Hey, how are those sandwiches anyway? I'd say the Bush Can Do Wrong Sandwiches are probably just as tasty as the Evans/Hare Can do No Wrong sandwiches.

Personally, I would 't know.

 
At 6/14/2006 10:52 PM, Blogger The Inside Dope said...

Bringing up Cheney's eggregious violation of a constitutional provision which should have kept him off the ballot entirely is not "changing the subject", but simply citing an example to put Hare's minor goof in perspective.

Cheney's chicanery was blatant, premeditated, and a clear attempt to evade the constitutional provisions.

If you'll recall, aside from some minor mentions of Cheney's chicanery, no one even raised a murmur about it, even though it was a much more serious and premeditated "oversight" than Hare's, which obviously could have conceivably been an honest mistake or misunderstanding.

 
At 6/15/2006 11:33 AM, Blogger rope-a-dope said...

Hare's chicanery was blatant, premeditated, and illegal, why try to paint it any other way dope?

Folks who want to be law-makers shouldn't be law-breakers.

 
At 6/15/2006 12:10 PM, Blogger The Inside Dope said...

WEll, one reason for painting it a different way is that I simply don't believe it was all those things you assert it was.

Short of any proof, I can hardly see how you can say it was. I don't even see how it could be considered breaking the law, seeing as how he did what he was required to do as soon as it was brought to his attention.

He certainly hasn't been charged with any "crime" in this thing.

I think you're hyperventilating a tad too much here.

And again, not to change the subject, but for illustration purposes only. If "lawmakers shouldn't be lawbreakers", how come the president and vice-president have three DUIs between them?

Oh... I guess they're not technically "lawmakers" though. Just leaders of the free world.

 
At 6/15/2006 3:03 PM, Blogger Huck Finn said...

The question of whether candidates are 'lawbreakers' isn't the real issue.

They must first be elected.

"Should or shouldn't be lawbreakers" is up to the voters to decide, and how much that affects their decision is the real question.

In this case: Ignorance of the law doesn't excuse the act. Only the voters can do that.

 
At 6/16/2006 3:28 PM, Blogger rope-a-dope said...

hello again Inside Dope ;)

Your argument uses the "least common denominator " method of logic, and that’s a flawed method of comparison. Sure Hare is a "C" student like the President, and Hare is arrogant enough (like W) to think he can get away with breaking the law because of his position. But besides those points, I just don't get what you are trying to say. ;)

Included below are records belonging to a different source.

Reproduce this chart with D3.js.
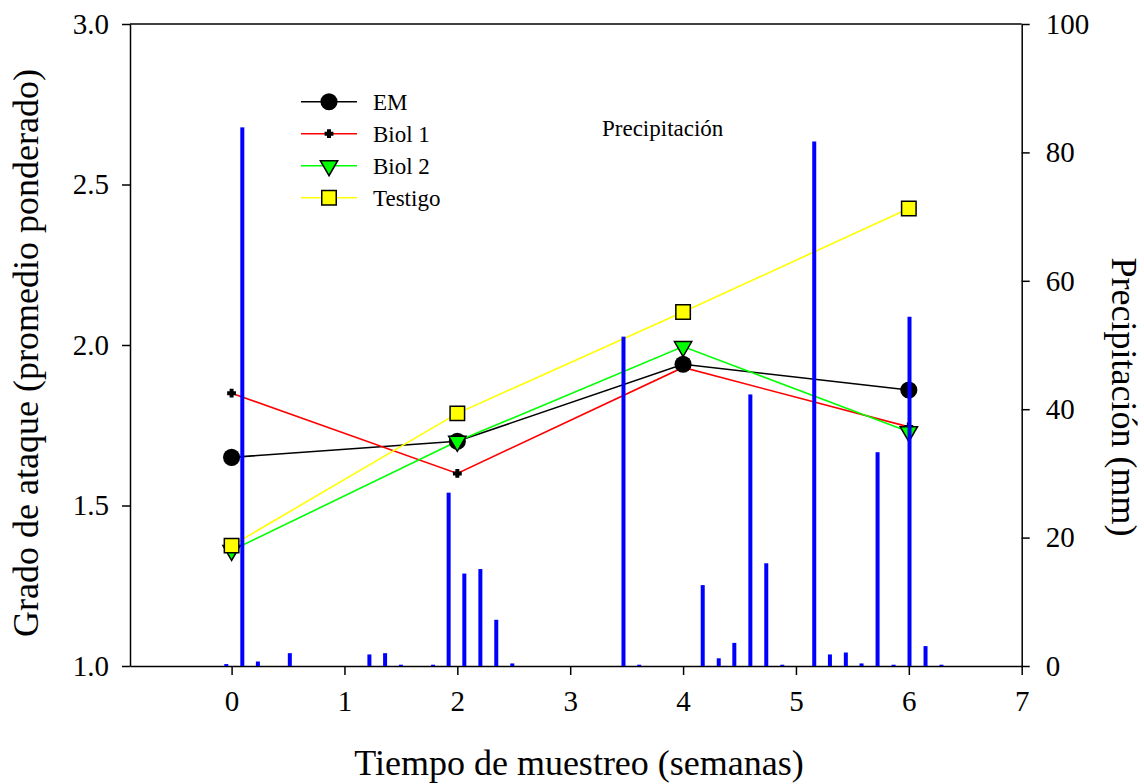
<!DOCTYPE html>
<html>
<head>
<meta charset="utf-8">
<script src="https://cdn.jsdelivr.net/npm/d3@7"></script>
<style>
  body { margin: 0; background: #fff; }
  svg text { font-family: "Liberation Serif", "Times New Roman", serif; fill: #000; }
  .axis path, .axis line { stroke: #000; stroke-width: 1.5; }
</style>
</head>
<body>
<div id="chart"></div>
<script>
// sampling times (weeks) and attack grade per treatment
var weeks   = [0, 2, 4, 6];
var em      = [1.65, 1.70, 1.94, 1.86];
var biol1   = [1.85, 1.60, 1.93, 1.745];
var biol2   = [1.36, 1.70, 1.995, 1.73];
var testigo = [1.375, 1.787, 2.103, 2.425];

// daily rainfall: position in weeks, mm
var rainWeek = [-0.047, 0.095, 0.233, 0.516, 1.221, 1.36, 1.50, 1.785, 1.923, 2.062,
                2.204, 2.345, 2.487, 3.472, 3.611, 4.174, 4.316, 4.454, 4.596, 4.737,
                4.879, 5.162, 5.301, 5.442, 5.581, 5.723, 5.865, 6.006, 6.148, 6.289];
var rainMm   = [0.3, 83.9, 0.7, 2.0, 1.8, 2.0, 0.2, 0.2, 27.0, 14.4,
                15.1, 7.2, 0.4, 51.3, 0.2, 12.6, 1.2, 3.6, 42.3, 16.0,
                0.2, 81.7, 1.8, 2.1, 0.4, 33.3, 0.2, 54.4, 3.1, 0.2];

var xTicks = [0, 1, 2, 3, 4, 5, 6, 7];
var yTicks = [1.0, 1.5, 2.0, 2.5, 3.0];
var rTicks = [0, 20, 40, 60, 80, 100];

var series = [
    {name: "EM",      values: em,      color: "#000000", symbol: d3.symbolCircle,   size: 230, fill: "#000000", rot: 0},
    {name: "Biol 1",  values: biol1,   color: "#ff0000", symbol: d3.symbolCross,    size: 30,  fill: "#000000", rot: 0},
    {name: "Biol 2",  values: biol2,   color: "#00ff00", symbol: d3.symbolTriangle, size: 130, fill: "#00ff00", rot: 180},
    {name: "Testigo", values: testigo, color: "#ffff00", symbol: d3.symbolSquare,   size: 210, fill: "#ffff00", rot: 0}
];

var FONT = '"Liberation Serif", "Times New Roman", serif';
var W = 1144, H = 784;
var m = {top: 24, right: 122.3, bottom: 118, left: 130};
var w = W - m.left - m.right,
    h = H - m.top - m.bottom;

var x = d3.scaleLinear().domain([-0.9, 7]).range([0, w]);
var y = d3.scaleLinear().domain([1, 3]).range([h, 0]);
var yr = d3.scaleLinear().domain([0, 100]).range([h, 0]);

var svg = d3.select("#chart").append("svg")
    .attr("width", W)
    .attr("height", H)
    .attr("font-family", FONT)
    .append("g")
        .attr("transform", "translate(" + m.left + "," + m.top + ")");

// frame top line
svg.append("line")
    .attr("x1", 0).attr("x2", w)
    .attr("y1", 0).attr("y2", 0)
    .attr("stroke", "#000").attr("stroke-width", 1.5);

var xAxis = svg.append("g")
    .attr("class", "axis")
    .attr("transform", "translate(0," + h + ")")
    .call(d3.axisBottom(x).tickValues(xTicks).tickFormat(d3.format("d")).tickSize(9).tickSizeOuter(0));

var yAxis = svg.append("g")
    .attr("class", "axis")
    .call(d3.axisLeft(y).tickValues(yTicks).tickFormat(d3.format(".1f")).tickSize(8).tickSizeOuter(0));

var rAxis = svg.append("g")
    .attr("class", "axis")
    .attr("transform", "translate(" + w + ",0)")
    .call(d3.axisRight(yr).tickValues(rTicks).tickSize(8).tickSizeOuter(0));

svg.selectAll(".axis").attr("font-family", FONT).attr("font-size", 29);
xAxis.selectAll("text").attr("dy", "1.15em");
yAxis.selectAll("text").attr("x", -21);
rAxis.selectAll("text").attr("x", 24);

// treatment lines
var line = d3.line()
    .x(function (d, i) { return x(weeks[i]); })
    .y(function (d) { return y(d); });

series.forEach(function (s) {
    svg.append("path")
        .datum(s.values)
        .attr("fill", "none")
        .attr("stroke", s.color)
        .attr("stroke-width", 1.6)
        .attr("d", line);
});

series.forEach(function (s) {
    svg.selectAll(null)
        .data(s.values)
        .enter().append("path")
        .attr("d", d3.symbol().type(s.symbol).size(s.size))
        .attr("transform", function (d, i) {
            return "translate(" + x(weeks[i]) + "," + y(d) + ") rotate(" + s.rot + ")";
        })
        .attr("fill", s.fill)
        .attr("stroke", "#000")
        .attr("stroke-width", s.name === "EM" ? 0 : 1.5);
});

// rainfall bars, drawn on top
svg.selectAll(".rain")
    .data(rainMm)
    .enter().append("rect")
    .attr("class", "rain")
    .attr("x", function (d, i) { return x(rainWeek[i]) - 2; })
    .attr("y", function (d) { return yr(d); })
    .attr("width", 4)
    .attr("height", function (d) { return h - yr(d); })
    .attr("fill", "#0000ff");

// legend
var legend = svg.append("g")
    .attr("transform", "translate(" + (301 - m.left) + "," + (101.7 - m.top) + ")");
var item = legend.selectAll("g")
    .data(series)
    .enter().append("g")
    .attr("transform", function (d, i) { return "translate(0," + (i * 32) + ")"; });
item.append("line")
    .attr("x1", 0).attr("x2", 56)
    .attr("stroke", function (d) { return d.color; })
    .attr("stroke-width", 1.6);
item.append("path")
    .attr("d", function (d) { return d3.symbol().type(d.symbol).size(d.size)(); })
    .attr("transform", function (d) { return "translate(28,0) rotate(" + d.rot + ")"; })
    .attr("fill", function (d) { return d.fill; })
    .attr("stroke", "#000")
    .attr("stroke-width", function (d) { return d.name === "EM" ? 0 : 1.5; });
item.append("text")
    .attr("x", 72)
    .attr("dy", "0.35em")
    .attr("font-size", 23)
    .text(function (d) { return d.name; });

svg.append("text")
    .attr("x", 602 - m.left)
    .attr("y", 135.5 - m.top)
    .attr("font-size", 23)
    .text("Precipitación");

// axis titles
svg.append("text")
    .attr("x", 579 - m.left)
    .attr("y", 775 - m.top)
    .attr("text-anchor", "middle")
    .attr("font-size", 36)
    .text("Tiempo de muestreo (semanas)");

svg.append("text")
    .attr("transform", "translate(" + (38 - m.left) + "," + (353 - m.top) + ") rotate(-90)")
    .attr("text-anchor", "middle")
    .attr("font-size", 36)
    .text("Grado de ataque (promedio ponderado)");

svg.append("text")
    .attr("transform", "translate(" + (1112 - m.left) + "," + (397 - m.top) + ") rotate(90)")
    .attr("text-anchor", "middle")
    .attr("font-size", 36)
    .text("Precipitación (mm)");
</script>
</body>
</html>
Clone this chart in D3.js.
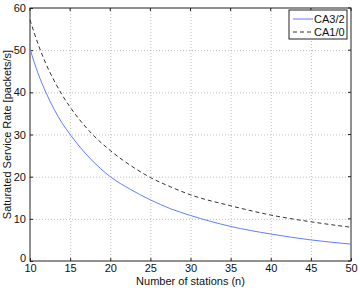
<!DOCTYPE html>
<html>
<head>
<meta charset="utf-8">
<script src="https://cdn.jsdelivr.net/npm/d3@7"></script>
<style>
  body { margin: 0; background: #fff; }
  text { font-family: "Liberation Sans", Arial, sans-serif; }
</style>
</head>
<body>
<div id="chart"></div>
<script>
'use strict';

// Values
const stations = [10, 11, 12, 13, 14, 15, 17.5, 20, 22.5, 25, 27.5, 30, 35, 40, 45, 50];
const ca32 = [50.3, 44.5, 39.9, 36.0, 32.7, 30.0, 24.3, 20.0, 17.0, 14.5, 12.4, 10.8, 8.2, 6.4, 5.0, 4.0];
const ca10 = [57.2, 51.5, 46.7, 42.8, 39.4, 36.5, 30.6, 26.2, 22.7, 19.8, 17.6, 15.7, 13.1, 10.9, 9.3, 8.0];
const xTicks = [10, 15, 20, 25, 30, 35, 40, 45, 50];
const yTicks = [0, 10, 20, 30, 40, 50, 60];
const seriesNames = ["CA3/2", "CA1/0"];

const width = 360;
const height = 288;
const margin = {top: 8, right: 9, bottom: 27, left: 30};

const svg = d3.select("#chart").append("svg")
    .attr("width", width)
    .attr("height", height);

const x = d3.scaleLinear().domain([10, 50]).range([margin.left, width - margin.right]);
const y = d3.scaleLinear().domain([0, 60]).range([height - margin.bottom, margin.top]);

// dotted grid
svg.append("g")
  .selectAll("line")
  .data(xTicks.slice(1, -1))
  .join("line")
    .attr("x1", d => x(d) + 0.5).attr("x2", d => x(d) + 0.5)
    .attr("y1", y(0)).attr("y2", y(60))
    .attr("stroke", "#b0b0b0").attr("stroke-width", 0.8)
    .attr("stroke-dasharray", "1,2");

svg.append("g")
  .selectAll("line")
  .data(yTicks.slice(1, -1))
  .join("line")
    .attr("x1", x(10)).attr("x2", x(50))
    .attr("y1", d => y(d) + 0.5).attr("y2", d => y(d) + 0.5)
    .attr("stroke", "#b0b0b0").attr("stroke-width", 0.8)
    .attr("stroke-dasharray", "1,2");

// axes, ticks pointing inwards
const xAxis = svg.append("g")
    .attr("transform", `translate(0,${y(0)})`)
    .call(d3.axisBottom(x).tickValues(xTicks).tickSize(-3).tickPadding(3));
const yAxis = svg.append("g")
    .attr("transform", `translate(${x(10)},0)`)
    .call(d3.axisLeft(y).tickValues(yTicks).tickSize(-3).tickPadding(4));

[xAxis, yAxis].forEach(g => {
  g.select(".domain").remove();
  g.selectAll("text").attr("font-size", 11).attr("fill", "#111")
    .style("font-family", "'Liberation Sans', Arial, sans-serif");
  g.selectAll("line").attr("stroke", "#222");
});
yAxis.selectAll("text").filter(d => d === 0).attr("dy", "0.05em");

// right and top ticks
svg.append("g").selectAll("line").data(xTicks).join("line")
    .attr("x1", d => x(d)).attr("x2", d => x(d))
    .attr("y1", y(60)).attr("y2", y(60) + 3).attr("stroke", "#222");
svg.append("g").selectAll("line").data(yTicks).join("line")
    .attr("x1", x(50)).attr("x2", x(50) - 3)
    .attr("y1", d => y(d)).attr("y2", d => y(d)).attr("stroke", "#222");

// frame
svg.append("rect")
    .attr("x", x(10)).attr("y", y(60))
    .attr("width", x(50) - x(10)).attr("height", y(0) - y(60))
    .attr("fill", "none").attr("stroke", "#222").attr("stroke-width", 1);

const line = d3.line()
    .x(d => x(d[0]))
    .y(d => y(d[1]))
    .curve(d3.curveMonotoneX);

svg.append("path")
    .datum(d3.zip(stations, ca32))
    .attr("d", line)
    .attr("fill", "none")
    .attr("stroke", "#5f7dff")
    .attr("stroke-width", 1);

svg.append("path")
    .datum(d3.zip(stations, ca10))
    .attr("d", line)
    .attr("fill", "none")
    .attr("stroke", "#333")
    .attr("stroke-width", 1)
    .attr("stroke-dasharray", "4,3");

// axis labels
svg.append("text")
    .attr("x", (x(10) + x(50)) / 2)
    .attr("y", 284.5)
    .attr("text-anchor", "middle")
    .attr("font-size", 11)
    .attr("fill", "#111")
    .text("Number of stations (n)");

svg.append("text")
    .attr("transform", `translate(11,${(y(0) + y(60)) / 2}) rotate(-90)`)
    .attr("text-anchor", "middle")
    .attr("font-size", 11)
    .attr("fill", "#111")
    .text("Saturated Service Rate [packets/s]");

// legend
const legend = svg.append("g").attr("transform", "translate(289,10)");
legend.append("rect")
    .attr("width", 58).attr("height", 29)
    .attr("fill", "#fff").attr("stroke", "#222");

const legendStyles = [
  {stroke: "#5f7dff", dash: null},
  {stroke: "#333", dash: "4,3"}
];

seriesNames.forEach((name, i) => {
  const row = legend.append("g").attr("transform", `translate(0,${9 + i * 13})`);
  row.append("line")
      .attr("x1", 4).attr("x2", 24)
      .attr("stroke", legendStyles[i].stroke)
      .attr("stroke-dasharray", legendStyles[i].dash);
  row.append("text")
      .attr("x", 25).attr("dy", "0.35em")
      .attr("font-size", 11).attr("fill", "#111")
      .text(name);
});
</script>
</body>
</html>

Let's be honest, just about anybody is going to look good when compared to George W Bush, even a terribly flawed candidate like Phil Hare. We all pretty much know the Bush regime lied to the country and then used those lies to start an illegal war for oil. Phil’s illegal activities are mild in comparison, that I’d freely admit.

But the fact remains Phil was supposed to have resigned his staff position the moment he announced his candidacy. Just because he hasn’t been charged with a crime (yet?), is no excuse for breaking the law.

It’s just like when Phil and company knowingly broke election and campaign laws year after year while campaigning for Lane. Phil justified his behavior breaking rules time and time again, because following the rules wasn’t as important as beating Mark Baker. Lane did win those campaigns despite some pretty egregious campaign violations - so no harm no foul?

It may not catch up to him today or tomorrow, but I don’t wan t to be represented by a man who believes he’s “above” the law, and I can’t believe that’s what you want either.

 
At 6/16/2006 7:11 PM, Blogger The Inside Dope said...

Rope-a-dope,
Ok, you win. Your tenacity on this issue has brought it down to brass tacks.

First, did Hare violate a law, or an internal House ethical guideline??

If so, what should be done? Are these sorts of things routinely prosecuted? (I doubt it, nor should they be.)

Isn't the fact that he quickly corrected the problem a mitigating factor? Kind of a "no harm, no foul" situation?

 
At 6/16/2006 7:18 PM, Blogger The Inside Dope said...

Rope-a-dope,
Ok, you win. Your tenacity on this issue has brought it down to brass tacks.

First, did Hare violate a law, or an internal House ethical guideline??

If so, what should be done? Are these sorts of things routinely prosecuted? (I doubt it, nor should they be.)

Isn't the fact that he quickly corrected the problem a mitigating factor? Kind of a "no harm, no foul" situation?

And I admit that I've only heard about the Evans supposed campaign finance violations by hearsay.

But the way I understand it, it was a pretty techincal violation, in that money that was supposed to go to one on-paper entity went to the wrong one. (I don't recall exactly)

At any rate, the story was that if Evans & Co. had chosen to stand and fight it, they probably would have prevailed.

But that the legal expenses involved were absolutely collossal, and would have been even higher than any penalty or fine.

It was one of those situations where you have to make a choice for espedience and economy or fighting for principle and losing everything.

Can any one with any solid knowledge of this situation provide some background and factual information about it?

I'd like to get it nailed down before people start writing in suggesting that Hare was directly involved in some blatant and serious money games or violations of the law.

C'mon, I'm sure someone can provide the facts surrounding this. Don't be afraid of those who don't want you to participate here.